━━━ Dataset excerpt

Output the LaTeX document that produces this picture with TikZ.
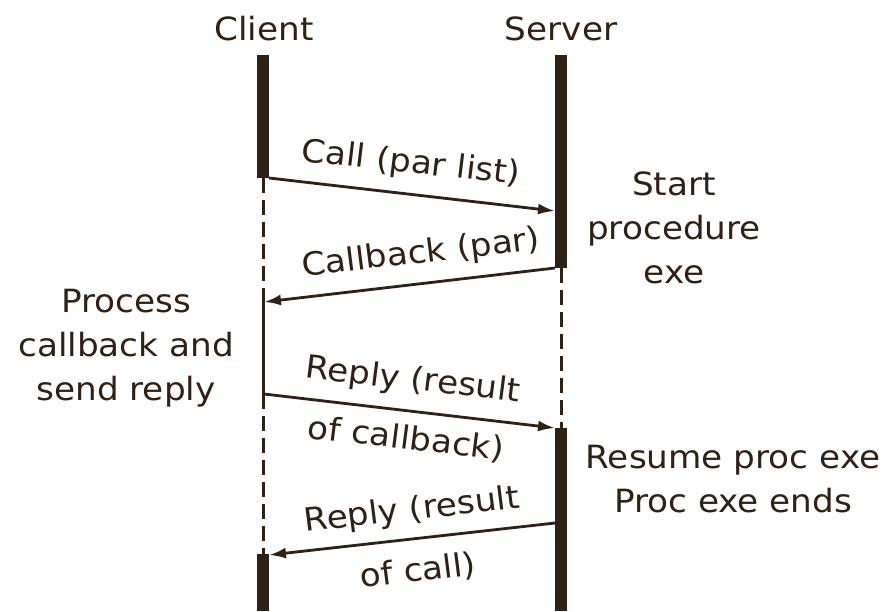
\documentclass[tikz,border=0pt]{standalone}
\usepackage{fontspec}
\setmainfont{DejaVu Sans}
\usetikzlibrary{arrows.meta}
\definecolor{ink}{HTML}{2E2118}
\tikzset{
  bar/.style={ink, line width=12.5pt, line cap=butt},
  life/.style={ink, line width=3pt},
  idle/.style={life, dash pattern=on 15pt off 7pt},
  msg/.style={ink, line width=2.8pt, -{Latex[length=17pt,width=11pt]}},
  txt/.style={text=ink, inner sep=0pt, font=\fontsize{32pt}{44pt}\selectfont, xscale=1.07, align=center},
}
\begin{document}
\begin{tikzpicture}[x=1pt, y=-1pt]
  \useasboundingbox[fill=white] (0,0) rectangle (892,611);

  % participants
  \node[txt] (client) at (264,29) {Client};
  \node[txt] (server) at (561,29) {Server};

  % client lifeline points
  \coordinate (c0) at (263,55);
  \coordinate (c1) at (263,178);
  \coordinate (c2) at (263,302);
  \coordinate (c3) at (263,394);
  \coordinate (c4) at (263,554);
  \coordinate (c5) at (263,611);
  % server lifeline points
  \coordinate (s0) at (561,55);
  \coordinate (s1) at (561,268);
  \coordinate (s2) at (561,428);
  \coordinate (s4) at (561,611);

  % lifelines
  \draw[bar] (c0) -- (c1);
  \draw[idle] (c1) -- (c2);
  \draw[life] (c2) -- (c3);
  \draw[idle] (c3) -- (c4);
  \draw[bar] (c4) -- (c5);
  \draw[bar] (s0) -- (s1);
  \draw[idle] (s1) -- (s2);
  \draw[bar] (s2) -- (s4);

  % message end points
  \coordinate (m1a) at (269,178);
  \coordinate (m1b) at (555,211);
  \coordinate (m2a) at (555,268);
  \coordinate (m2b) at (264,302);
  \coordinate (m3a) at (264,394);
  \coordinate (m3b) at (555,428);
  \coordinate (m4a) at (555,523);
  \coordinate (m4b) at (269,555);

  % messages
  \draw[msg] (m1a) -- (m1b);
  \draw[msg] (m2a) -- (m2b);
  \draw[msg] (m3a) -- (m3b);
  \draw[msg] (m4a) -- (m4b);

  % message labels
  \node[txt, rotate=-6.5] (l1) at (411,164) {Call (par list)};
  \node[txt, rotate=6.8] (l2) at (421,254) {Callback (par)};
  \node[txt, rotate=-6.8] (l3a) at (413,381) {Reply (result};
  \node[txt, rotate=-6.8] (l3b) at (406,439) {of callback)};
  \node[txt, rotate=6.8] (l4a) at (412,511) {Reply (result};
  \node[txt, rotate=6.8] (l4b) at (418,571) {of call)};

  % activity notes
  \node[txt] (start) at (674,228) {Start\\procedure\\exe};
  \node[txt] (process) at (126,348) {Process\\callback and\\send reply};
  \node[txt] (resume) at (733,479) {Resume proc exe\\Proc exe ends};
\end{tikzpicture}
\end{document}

━━━━━━

__Objective__
Every line above should be returned exactly; the pictures stay out.

__Solution to this task__
Output the LaTeX document that produces this picture with TikZ.
\documentclass[tikz,border=0pt]{standalone}
\usepackage{fontspec}
\setmainfont{DejaVu Sans}
\usetikzlibrary{arrows.meta}
\definecolor{ink}{HTML}{2E2118}
\tikzset{
  bar/.style={ink, line width=12.5pt, line cap=butt},
  life/.style={ink, line width=3pt},
  idle/.style={life, dash pattern=on 15pt off 7pt},
  msg/.style={ink, line width=2.8pt, -{Latex[length=17pt,width=11pt]}},
  txt/.style={text=ink, inner sep=0pt, font=\fontsize{32pt}{44pt}\selectfont, xscale=1.07, align=center},
}
\begin{document}
\begin{tikzpicture}[x=1pt, y=-1pt]
  \useasboundingbox[fill=white] (0,0) rectangle (892,611);

  % participants
  \node[txt] (client) at (264,29) {Client};
  \node[txt] (server) at (561,29) {Server};

  % client lifeline points
  \coordinate (c0) at (263,55);
  \coordinate (c1) at (263,178);
  \coordinate (c2) at (263,302);
  \coordinate (c3) at (263,394);
  \coordinate (c4) at (263,554);
  \coordinate (c5) at (263,611);
  % server lifeline points
  \coordinate (s0) at (561,55);
  \coordinate (s1) at (561,268);
  \coordinate (s2) at (561,428);
  \coordinate (s4) at (561,611);

  % lifelines
  \draw[bar] (c0) -- (c1);
  \draw[idle] (c1) -- (c2);
  \draw[life] (c2) -- (c3);
  \draw[idle] (c3) -- (c4);
  \draw[bar] (c4) -- (c5);
  \draw[bar] (s0) -- (s1);
  \draw[idle] (s1) -- (s2);
  \draw[bar] (s2) -- (s4);

  % message end points
  \coordinate (m1a) at (269,178);
  \coordinate (m1b) at (555,211);
  \coordinate (m2a) at (555,268);
  \coordinate (m2b) at (264,302);
  \coordinate (m3a) at (264,394);
  \coordinate (m3b) at (555,428);
  \coordinate (m4a) at (555,523);
  \coordinate (m4b) at (269,555);

  % messages
  \draw[msg] (m1a) -- (m1b);
  \draw[msg] (m2a) -- (m2b);
  \draw[msg] (m3a) -- (m3b);
  \draw[msg] (m4a) -- (m4b);

  % message labels
  \node[txt, rotate=-6.5] (l1) at (411,164) {Call (par list)};
  \node[txt, rotate=6.8] (l2) at (421,254) {Callback (par)};
  \node[txt, rotate=-6.8] (l3a) at (413,381) {Reply (result};
  \node[txt, rotate=-6.8] (l3b) at (406,439) {of callback)};
  \node[txt, rotate=6.8] (l4a) at (412,511) {Reply (result};
  \node[txt, rotate=6.8] (l4b) at (418,571) {of call)};

  % activity notes
  \node[txt] (start) at (674,228) {Start\\procedure\\exe};
  \node[txt] (process) at (126,348) {Process\\callback and\\send reply};
  \node[txt] (resume) at (733,479) {Resume proc exe\\Proc exe ends};
\end{tikzpicture}
\end{document}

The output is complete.